▶ _Directions for this task_:
Quote exactly and only this range of lines in the data below: the line that holds "Emit a Python" to the line that holds "return c + r * np.cos(t), r * np.sin(t)", both included.

* * * * *

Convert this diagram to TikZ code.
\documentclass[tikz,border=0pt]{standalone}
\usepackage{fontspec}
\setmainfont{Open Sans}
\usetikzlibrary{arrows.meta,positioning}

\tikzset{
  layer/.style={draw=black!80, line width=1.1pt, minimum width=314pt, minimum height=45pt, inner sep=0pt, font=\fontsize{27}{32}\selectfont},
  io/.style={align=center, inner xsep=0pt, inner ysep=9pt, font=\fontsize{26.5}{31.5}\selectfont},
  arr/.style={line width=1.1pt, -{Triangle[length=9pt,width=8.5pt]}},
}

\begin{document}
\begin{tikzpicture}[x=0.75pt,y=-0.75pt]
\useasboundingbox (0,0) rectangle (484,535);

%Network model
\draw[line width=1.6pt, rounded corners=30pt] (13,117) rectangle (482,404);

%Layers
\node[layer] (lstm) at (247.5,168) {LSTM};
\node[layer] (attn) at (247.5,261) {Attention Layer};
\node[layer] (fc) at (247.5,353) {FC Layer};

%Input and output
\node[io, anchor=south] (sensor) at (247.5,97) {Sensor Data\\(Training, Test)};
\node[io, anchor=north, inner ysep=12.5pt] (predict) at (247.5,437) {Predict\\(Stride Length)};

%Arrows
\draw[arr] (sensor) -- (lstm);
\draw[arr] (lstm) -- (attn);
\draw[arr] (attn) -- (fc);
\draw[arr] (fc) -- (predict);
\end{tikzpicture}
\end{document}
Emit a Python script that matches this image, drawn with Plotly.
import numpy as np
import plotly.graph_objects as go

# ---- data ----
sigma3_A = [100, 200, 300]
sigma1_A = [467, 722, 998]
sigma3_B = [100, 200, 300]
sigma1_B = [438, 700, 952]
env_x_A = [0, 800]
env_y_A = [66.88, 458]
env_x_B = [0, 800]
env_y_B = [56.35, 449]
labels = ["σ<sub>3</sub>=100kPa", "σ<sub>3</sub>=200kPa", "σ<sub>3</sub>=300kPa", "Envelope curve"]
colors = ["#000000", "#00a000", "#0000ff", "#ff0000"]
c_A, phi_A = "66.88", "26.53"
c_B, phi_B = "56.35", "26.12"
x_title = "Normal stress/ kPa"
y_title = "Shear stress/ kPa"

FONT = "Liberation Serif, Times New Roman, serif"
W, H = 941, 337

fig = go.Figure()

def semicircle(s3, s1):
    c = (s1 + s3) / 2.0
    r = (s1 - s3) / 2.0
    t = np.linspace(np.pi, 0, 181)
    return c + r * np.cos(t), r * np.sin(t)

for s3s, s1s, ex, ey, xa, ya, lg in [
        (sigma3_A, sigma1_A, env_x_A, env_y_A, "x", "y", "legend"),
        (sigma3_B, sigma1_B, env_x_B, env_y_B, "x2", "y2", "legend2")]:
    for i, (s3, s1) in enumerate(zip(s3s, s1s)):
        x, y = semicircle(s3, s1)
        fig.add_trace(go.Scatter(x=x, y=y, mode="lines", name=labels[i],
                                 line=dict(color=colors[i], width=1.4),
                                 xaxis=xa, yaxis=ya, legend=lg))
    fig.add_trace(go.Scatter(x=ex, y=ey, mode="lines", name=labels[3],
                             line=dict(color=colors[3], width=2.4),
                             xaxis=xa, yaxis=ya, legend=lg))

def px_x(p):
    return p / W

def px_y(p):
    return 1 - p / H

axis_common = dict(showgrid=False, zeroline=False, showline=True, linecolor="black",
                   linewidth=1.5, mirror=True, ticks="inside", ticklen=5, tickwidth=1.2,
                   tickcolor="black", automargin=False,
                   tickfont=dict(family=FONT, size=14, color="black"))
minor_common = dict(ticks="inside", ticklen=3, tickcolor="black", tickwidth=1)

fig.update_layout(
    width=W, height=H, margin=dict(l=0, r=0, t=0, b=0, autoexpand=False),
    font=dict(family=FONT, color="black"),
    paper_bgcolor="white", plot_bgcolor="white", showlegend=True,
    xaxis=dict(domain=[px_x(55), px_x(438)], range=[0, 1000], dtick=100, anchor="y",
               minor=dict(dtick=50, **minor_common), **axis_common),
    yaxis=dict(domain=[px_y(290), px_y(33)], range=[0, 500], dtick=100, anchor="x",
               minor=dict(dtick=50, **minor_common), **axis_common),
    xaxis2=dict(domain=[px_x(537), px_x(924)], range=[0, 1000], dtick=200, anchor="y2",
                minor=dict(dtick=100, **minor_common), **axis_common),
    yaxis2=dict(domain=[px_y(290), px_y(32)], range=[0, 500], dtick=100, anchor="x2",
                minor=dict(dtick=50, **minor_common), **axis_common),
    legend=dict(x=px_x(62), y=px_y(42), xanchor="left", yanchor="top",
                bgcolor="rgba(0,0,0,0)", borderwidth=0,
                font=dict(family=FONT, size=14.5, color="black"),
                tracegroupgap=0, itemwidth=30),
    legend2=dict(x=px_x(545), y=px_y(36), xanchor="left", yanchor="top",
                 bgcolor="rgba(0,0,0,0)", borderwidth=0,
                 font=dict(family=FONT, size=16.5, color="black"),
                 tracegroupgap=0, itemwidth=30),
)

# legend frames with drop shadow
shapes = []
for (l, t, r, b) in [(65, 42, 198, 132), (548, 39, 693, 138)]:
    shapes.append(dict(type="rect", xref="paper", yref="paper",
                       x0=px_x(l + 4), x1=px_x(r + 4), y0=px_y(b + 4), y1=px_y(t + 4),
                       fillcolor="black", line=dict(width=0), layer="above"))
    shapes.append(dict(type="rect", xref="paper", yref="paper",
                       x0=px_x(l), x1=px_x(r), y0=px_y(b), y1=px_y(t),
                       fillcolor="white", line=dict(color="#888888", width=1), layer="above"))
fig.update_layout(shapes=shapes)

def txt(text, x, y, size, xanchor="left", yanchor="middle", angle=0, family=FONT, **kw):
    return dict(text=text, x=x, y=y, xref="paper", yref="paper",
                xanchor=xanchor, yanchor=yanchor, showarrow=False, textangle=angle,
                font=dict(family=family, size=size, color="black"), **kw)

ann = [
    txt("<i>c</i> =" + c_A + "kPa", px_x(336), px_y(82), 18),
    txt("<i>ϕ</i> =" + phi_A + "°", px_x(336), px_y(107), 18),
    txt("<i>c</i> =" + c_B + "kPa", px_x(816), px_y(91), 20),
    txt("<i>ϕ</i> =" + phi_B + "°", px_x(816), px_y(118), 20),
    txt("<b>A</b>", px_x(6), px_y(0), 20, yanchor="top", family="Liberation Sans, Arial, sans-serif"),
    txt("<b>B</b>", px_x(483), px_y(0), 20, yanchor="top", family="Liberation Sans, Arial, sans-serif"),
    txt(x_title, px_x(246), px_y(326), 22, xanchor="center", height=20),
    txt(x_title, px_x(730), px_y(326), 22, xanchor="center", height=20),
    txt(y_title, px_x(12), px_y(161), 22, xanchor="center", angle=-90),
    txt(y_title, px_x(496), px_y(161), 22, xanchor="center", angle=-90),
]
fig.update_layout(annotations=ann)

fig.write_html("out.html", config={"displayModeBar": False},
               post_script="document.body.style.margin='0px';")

* * * * *

▶ _Written solution_:
Emit a Python script that matches this image, drawn with Plotly.
import numpy as np
import plotly.graph_objects as go

# ---- data ----
sigma3_A = [100, 200, 300]
sigma1_A = [467, 722, 998]
sigma3_B = [100, 200, 300]
sigma1_B = [438, 700, 952]
env_x_A = [0, 800]
env_y_A = [66.88, 458]
env_x_B = [0, 800]
env_y_B = [56.35, 449]
labels = ["σ<sub>3</sub>=100kPa", "σ<sub>3</sub>=200kPa", "σ<sub>3</sub>=300kPa", "Envelope curve"]
colors = ["#000000", "#00a000", "#0000ff", "#ff0000"]
c_A, phi_A = "66.88", "26.53"
c_B, phi_B = "56.35", "26.12"
x_title = "Normal stress/ kPa"
y_title = "Shear stress/ kPa"

FONT = "Liberation Serif, Times New Roman, serif"
W, H = 941, 337

fig = go.Figure()

def semicircle(s3, s1):
    c = (s1 + s3) / 2.0
    r = (s1 - s3) / 2.0
    t = np.linspace(np.pi, 0, 181)
    return c + r * np.cos(t), r * np.sin(t)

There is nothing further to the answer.